Et voilà que rien ne ressemblait à ses rêves d’enfance, que rien ne serait même conforme à la tradition. Il n’y aurait pas de grand souper pour la remise de l’anneau, symbole de l’engagement, et pas d’échange de cadeaux. Les jeunes gens ne viendraient pas tendre, à travers sa rue, le ruban ou la guirlande de fleurs cependant que l’un d’eux, le plus beau, viendrait lui offrir un bouquet, après quoi le fiancé pourrait rompre le fragile obstacle. Il n’y aurait pas de cavalcade de dames pour escorter la mariée jusqu’au Duomo tandis que, dans la loggia del Bigallo, près du Baptistère, les trompettes sonneraient le triomphe de l’amour. Il n’y aurait pas de grand banquet au son de

la musique, pas de bal, pas de noix jetées sur le dallage près de la chambre nuptiale pour empêcher que l’on entende ce qui s’y passait, pas de plaisanteries, pas de rires, pas de chante-fables pour égayer la société, pas de romances...

Tout allait se passer dans la grande villa que Beltrami possédait à Fiesole, de nuit, et comme en secret pour que les Médicis ignorent ce mariage qui pouvait offenser leurs amitiés et leur choix politique. Et puis Philippe était pressé. Il aimait trop Fiora pour accepter de s’éloigner d’elle sans s’être assuré qu’aucun autre homme, jamais, ne pourrait la lui prendre...

– Il en eût été de même après des fiançailles, avait fait remarquer la jeune fille, et même sans aucun autre engagement qu’une parole. Il eût suffit que vous me demandassiez d’attendre. J’aurais attendu... ma vie entière.

– Peut-être m’attendrez-vous durant votre vie entière. Je peux être tué, Fiora, et ne jamais revenir. C’est pourquoi j’ai voulu ce mariage dont la rapidité vous effraie peut-être. Je veux, en repartant, être certain que vous êtes à moi. Regrettez-vous tant les fastes d’un mariage au grand jour ?

– Je regretterais surtout que vous n’ayez pas cette hâte. Je regretterais si je ne vous aimais pas...

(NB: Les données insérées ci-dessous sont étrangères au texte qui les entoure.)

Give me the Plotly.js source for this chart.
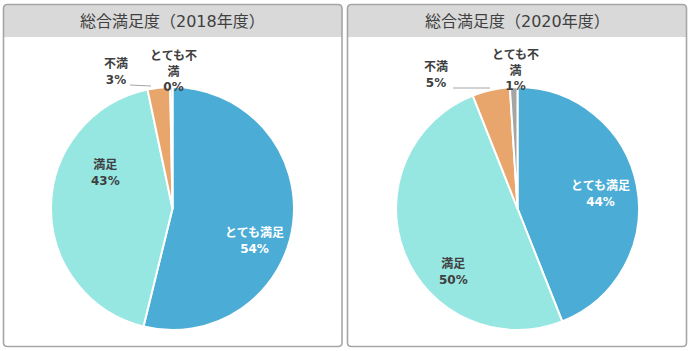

Tout était dit. Depuis une heure, Beltrami et son futur gendre étaient enfermés dans le cabinet du négociant avec un notaire qui était un ami sûr. Ils discutaient le sévère contrat que Beltrami entendait assurer à sa fille. Dans sa chambre, Fiora était livrée aux soins de ses femmes. Léonarde, le visage hermétique, et Khatoun dont les doigts tremblaient d’excitation l’avaient revêtue d’une grande robe de satin blanc toute brodée d’or. Dans la masse de ses cheveux, haut coiffés, elles avaient piqué des étoiles d’émeraudes et tressé une fine guirlande d’or et, au bord du décolleté, entre les seins juvéniles, Léonarde avait agrafé une chimère aux yeux d’émeraudes dont les ailes étendues étaient diaprées des mêmes pierres. Tout à l’heure, elles poseraient sur sa tête le grand voile que l’on avait fait bénir le matin même au monastère voisin, selon la règle...

Depuis qu’on lui avait annoncé le mariage de Fiora, la vieille gouvernante n’avait presque pas desserré les dents mais elle avait passé de longues heures à l’église. A Fiora qui lui reprochait de ne pas montrer plus de joie de la voir s’unir à un grand seigneur de la Bourgogne qui était son pays à elle, Léonarde avait répondu :

– Je sais que c’est un grand seigneur et je connais bien le château de Selongey qui est une puissante forteresse et une noble demeure. Je sais que vous épousez un homme vaillant et qu’auprès de lui vous aurez une haute position. Je sais...

– Savez-vous que je l’aime... et qu’il m’aime ?

– Il faut bien qu’il en soit ainsi pour bâcler un mariage en deux jours et, je vous l’avoue, je comprends mal votre père, un homme si sage, si mesuré, de donner son accord à pareille...

– Folie ? Il faut croire que mon père sait que d’une folie apparente peut naître un grand bonheur.